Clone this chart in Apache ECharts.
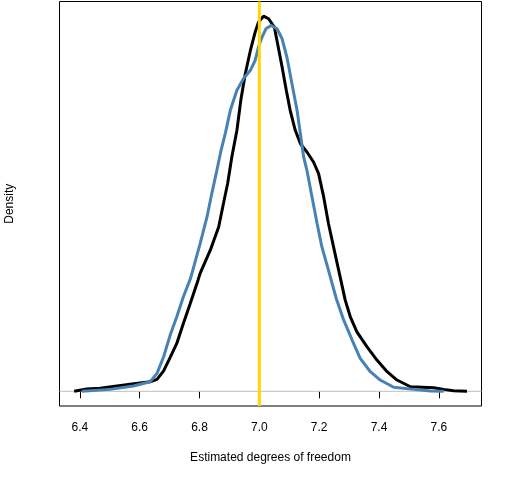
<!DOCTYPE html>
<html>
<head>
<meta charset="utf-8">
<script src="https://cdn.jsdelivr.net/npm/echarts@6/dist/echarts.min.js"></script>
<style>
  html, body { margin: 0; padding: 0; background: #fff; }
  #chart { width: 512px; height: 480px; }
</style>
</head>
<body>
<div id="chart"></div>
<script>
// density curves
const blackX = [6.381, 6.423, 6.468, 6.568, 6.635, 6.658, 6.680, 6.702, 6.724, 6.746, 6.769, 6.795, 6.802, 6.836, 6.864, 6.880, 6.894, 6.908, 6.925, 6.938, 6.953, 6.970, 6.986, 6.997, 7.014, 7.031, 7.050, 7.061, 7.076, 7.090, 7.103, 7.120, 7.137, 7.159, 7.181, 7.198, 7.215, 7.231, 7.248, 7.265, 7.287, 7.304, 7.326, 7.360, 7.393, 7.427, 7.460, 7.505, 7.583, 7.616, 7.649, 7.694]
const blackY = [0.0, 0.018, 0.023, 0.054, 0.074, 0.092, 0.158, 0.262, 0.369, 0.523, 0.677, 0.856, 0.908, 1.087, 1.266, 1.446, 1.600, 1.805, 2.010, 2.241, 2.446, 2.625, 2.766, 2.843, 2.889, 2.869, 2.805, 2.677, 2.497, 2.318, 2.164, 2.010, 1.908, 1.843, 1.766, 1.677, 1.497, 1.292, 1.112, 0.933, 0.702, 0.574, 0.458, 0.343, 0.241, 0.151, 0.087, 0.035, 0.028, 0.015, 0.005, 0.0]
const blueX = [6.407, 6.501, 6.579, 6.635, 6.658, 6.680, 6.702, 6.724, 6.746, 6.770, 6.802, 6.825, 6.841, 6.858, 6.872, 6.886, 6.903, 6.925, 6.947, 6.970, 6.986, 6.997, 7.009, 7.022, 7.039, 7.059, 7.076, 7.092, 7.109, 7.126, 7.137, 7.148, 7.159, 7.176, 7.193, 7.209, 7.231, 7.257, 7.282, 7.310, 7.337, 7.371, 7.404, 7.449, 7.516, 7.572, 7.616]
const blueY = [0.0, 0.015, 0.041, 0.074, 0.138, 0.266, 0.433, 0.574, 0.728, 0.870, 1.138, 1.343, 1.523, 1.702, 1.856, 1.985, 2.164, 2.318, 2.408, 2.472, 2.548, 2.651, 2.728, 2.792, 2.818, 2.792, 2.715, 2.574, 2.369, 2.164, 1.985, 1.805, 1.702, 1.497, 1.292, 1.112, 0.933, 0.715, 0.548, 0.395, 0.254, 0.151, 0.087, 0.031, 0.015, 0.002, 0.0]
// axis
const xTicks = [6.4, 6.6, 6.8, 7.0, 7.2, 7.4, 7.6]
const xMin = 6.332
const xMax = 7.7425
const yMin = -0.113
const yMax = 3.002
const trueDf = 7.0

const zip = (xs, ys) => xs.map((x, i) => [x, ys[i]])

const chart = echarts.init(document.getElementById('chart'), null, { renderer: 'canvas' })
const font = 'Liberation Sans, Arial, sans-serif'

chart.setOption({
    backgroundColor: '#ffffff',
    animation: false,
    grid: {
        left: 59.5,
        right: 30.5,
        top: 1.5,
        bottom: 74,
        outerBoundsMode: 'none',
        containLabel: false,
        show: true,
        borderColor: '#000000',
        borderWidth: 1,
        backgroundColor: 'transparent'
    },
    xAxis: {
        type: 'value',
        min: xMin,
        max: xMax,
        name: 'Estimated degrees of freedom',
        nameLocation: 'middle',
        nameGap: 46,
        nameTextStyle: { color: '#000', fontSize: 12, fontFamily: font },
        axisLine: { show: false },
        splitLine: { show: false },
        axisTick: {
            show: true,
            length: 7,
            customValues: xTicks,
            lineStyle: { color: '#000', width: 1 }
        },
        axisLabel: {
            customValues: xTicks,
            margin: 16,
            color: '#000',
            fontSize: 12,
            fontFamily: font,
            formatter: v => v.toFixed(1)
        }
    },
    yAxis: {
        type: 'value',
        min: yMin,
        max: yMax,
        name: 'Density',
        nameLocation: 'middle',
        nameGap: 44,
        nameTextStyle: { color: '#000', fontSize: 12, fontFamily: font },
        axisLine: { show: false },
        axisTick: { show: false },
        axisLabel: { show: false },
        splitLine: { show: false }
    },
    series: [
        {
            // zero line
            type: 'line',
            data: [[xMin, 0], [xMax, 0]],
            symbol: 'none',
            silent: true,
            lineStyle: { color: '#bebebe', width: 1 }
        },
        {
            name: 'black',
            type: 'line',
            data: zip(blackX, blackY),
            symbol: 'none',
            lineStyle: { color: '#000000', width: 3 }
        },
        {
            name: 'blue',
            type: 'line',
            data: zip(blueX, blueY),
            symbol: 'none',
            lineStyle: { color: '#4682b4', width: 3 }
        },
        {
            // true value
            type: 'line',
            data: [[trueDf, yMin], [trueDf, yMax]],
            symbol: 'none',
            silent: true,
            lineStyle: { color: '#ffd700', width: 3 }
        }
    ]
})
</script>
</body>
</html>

--------

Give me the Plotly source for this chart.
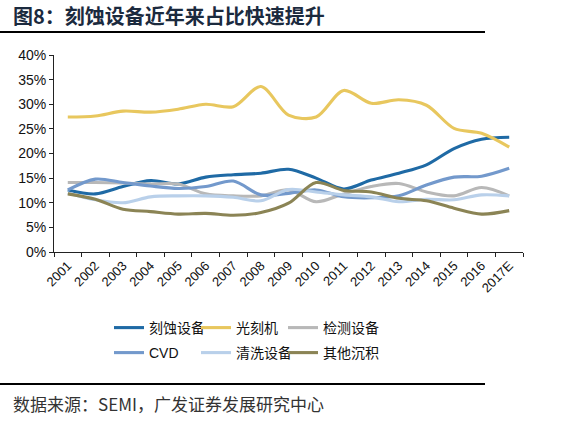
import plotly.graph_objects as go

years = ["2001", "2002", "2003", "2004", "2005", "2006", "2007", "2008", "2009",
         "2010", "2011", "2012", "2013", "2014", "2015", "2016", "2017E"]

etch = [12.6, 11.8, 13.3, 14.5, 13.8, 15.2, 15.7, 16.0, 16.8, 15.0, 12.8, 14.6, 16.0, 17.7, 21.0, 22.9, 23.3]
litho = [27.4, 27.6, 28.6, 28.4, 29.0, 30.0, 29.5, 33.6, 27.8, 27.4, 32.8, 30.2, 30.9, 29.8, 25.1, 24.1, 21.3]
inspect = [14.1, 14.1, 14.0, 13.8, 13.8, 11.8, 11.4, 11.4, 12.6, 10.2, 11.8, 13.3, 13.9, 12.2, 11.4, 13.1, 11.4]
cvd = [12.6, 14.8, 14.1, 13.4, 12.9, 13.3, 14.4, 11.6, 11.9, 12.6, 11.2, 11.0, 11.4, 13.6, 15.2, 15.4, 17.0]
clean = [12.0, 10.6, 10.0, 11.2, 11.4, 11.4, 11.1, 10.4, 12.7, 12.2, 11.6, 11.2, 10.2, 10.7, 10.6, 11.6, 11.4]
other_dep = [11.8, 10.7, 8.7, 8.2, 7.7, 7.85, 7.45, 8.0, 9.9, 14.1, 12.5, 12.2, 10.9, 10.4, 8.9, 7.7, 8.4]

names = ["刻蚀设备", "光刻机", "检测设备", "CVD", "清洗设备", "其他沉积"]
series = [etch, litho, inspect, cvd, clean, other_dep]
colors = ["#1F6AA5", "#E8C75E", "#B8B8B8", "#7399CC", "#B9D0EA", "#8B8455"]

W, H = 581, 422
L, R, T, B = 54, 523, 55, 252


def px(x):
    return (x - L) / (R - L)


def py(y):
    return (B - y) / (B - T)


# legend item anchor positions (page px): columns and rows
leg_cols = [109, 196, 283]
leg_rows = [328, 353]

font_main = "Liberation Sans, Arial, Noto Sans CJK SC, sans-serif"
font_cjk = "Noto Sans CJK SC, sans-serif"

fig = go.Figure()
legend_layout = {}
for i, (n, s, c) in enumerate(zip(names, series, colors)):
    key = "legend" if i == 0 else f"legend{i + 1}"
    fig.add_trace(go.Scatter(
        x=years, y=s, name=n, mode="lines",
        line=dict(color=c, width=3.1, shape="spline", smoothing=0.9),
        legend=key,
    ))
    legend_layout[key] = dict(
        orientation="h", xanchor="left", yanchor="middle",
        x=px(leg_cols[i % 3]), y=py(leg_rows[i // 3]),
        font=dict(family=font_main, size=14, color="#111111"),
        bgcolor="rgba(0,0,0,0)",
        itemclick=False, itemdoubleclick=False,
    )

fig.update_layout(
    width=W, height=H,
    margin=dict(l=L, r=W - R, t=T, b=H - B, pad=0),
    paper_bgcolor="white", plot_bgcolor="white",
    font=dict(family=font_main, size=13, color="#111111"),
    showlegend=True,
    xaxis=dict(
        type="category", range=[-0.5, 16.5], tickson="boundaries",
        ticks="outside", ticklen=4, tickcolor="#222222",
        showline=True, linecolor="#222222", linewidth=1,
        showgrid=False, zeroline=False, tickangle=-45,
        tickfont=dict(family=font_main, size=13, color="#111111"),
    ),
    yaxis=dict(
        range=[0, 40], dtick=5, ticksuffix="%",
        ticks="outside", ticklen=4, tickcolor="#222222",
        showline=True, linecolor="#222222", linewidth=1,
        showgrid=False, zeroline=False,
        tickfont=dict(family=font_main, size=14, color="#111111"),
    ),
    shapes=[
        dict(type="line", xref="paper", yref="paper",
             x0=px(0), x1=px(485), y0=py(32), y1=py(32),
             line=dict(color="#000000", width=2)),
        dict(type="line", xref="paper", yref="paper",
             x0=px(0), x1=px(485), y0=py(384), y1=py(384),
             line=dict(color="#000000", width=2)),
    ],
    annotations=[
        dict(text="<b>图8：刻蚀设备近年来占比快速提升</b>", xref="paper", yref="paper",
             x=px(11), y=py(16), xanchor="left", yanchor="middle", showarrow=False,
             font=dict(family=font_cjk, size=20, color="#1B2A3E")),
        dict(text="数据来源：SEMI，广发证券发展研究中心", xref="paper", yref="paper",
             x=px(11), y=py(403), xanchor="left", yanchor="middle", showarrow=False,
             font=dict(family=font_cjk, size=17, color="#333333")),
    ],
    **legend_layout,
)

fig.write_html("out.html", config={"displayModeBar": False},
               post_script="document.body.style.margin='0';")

--------

**EXERCISE OBJECTIVE:**
Make an exact copy of the lines from the one containing "Give me the Plotly source for this chart." to the one containing "leg_rows = [328, 353]", keeping both and leaving out every picture.

**SOLUTION TO THIS PROBLEM:**
Give me the Plotly source for this chart.
import plotly.graph_objects as go

years = ["2001", "2002", "2003", "2004", "2005", "2006", "2007", "2008", "2009",
         "2010", "2011", "2012", "2013", "2014", "2015", "2016", "2017E"]

etch = [12.6, 11.8, 13.3, 14.5, 13.8, 15.2, 15.7, 16.0, 16.8, 15.0, 12.8, 14.6, 16.0, 17.7, 21.0, 22.9, 23.3]
litho = [27.4, 27.6, 28.6, 28.4, 29.0, 30.0, 29.5, 33.6, 27.8, 27.4, 32.8, 30.2, 30.9, 29.8, 25.1, 24.1, 21.3]
inspect = [14.1, 14.1, 14.0, 13.8, 13.8, 11.8, 11.4, 11.4, 12.6, 10.2, 11.8, 13.3, 13.9, 12.2, 11.4, 13.1, 11.4]
cvd = [12.6, 14.8, 14.1, 13.4, 12.9, 13.3, 14.4, 11.6, 11.9, 12.6, 11.2, 11.0, 11.4, 13.6, 15.2, 15.4, 17.0]
clean = [12.0, 10.6, 10.0, 11.2, 11.4, 11.4, 11.1, 10.4, 12.7, 12.2, 11.6, 11.2, 10.2, 10.7, 10.6, 11.6, 11.4]
other_dep = [11.8, 10.7, 8.7, 8.2, 7.7, 7.85, 7.45, 8.0, 9.9, 14.1, 12.5, 12.2, 10.9, 10.4, 8.9, 7.7, 8.4]

names = ["刻蚀设备", "光刻机", "检测设备", "CVD", "清洗设备", "其他沉积"]
series = [etch, litho, inspect, cvd, clean, other_dep]
colors = ["#1F6AA5", "#E8C75E", "#B8B8B8", "#7399CC", "#B9D0EA", "#8B8455"]

W, H = 581, 422
L, R, T, B = 54, 523, 55, 252


def px(x):
    return (x - L) / (R - L)


def py(y):
    return (B - y) / (B - T)


# legend item anchor positions (page px): columns and rows
leg_cols = [109, 196, 283]
leg_rows = [328, 353]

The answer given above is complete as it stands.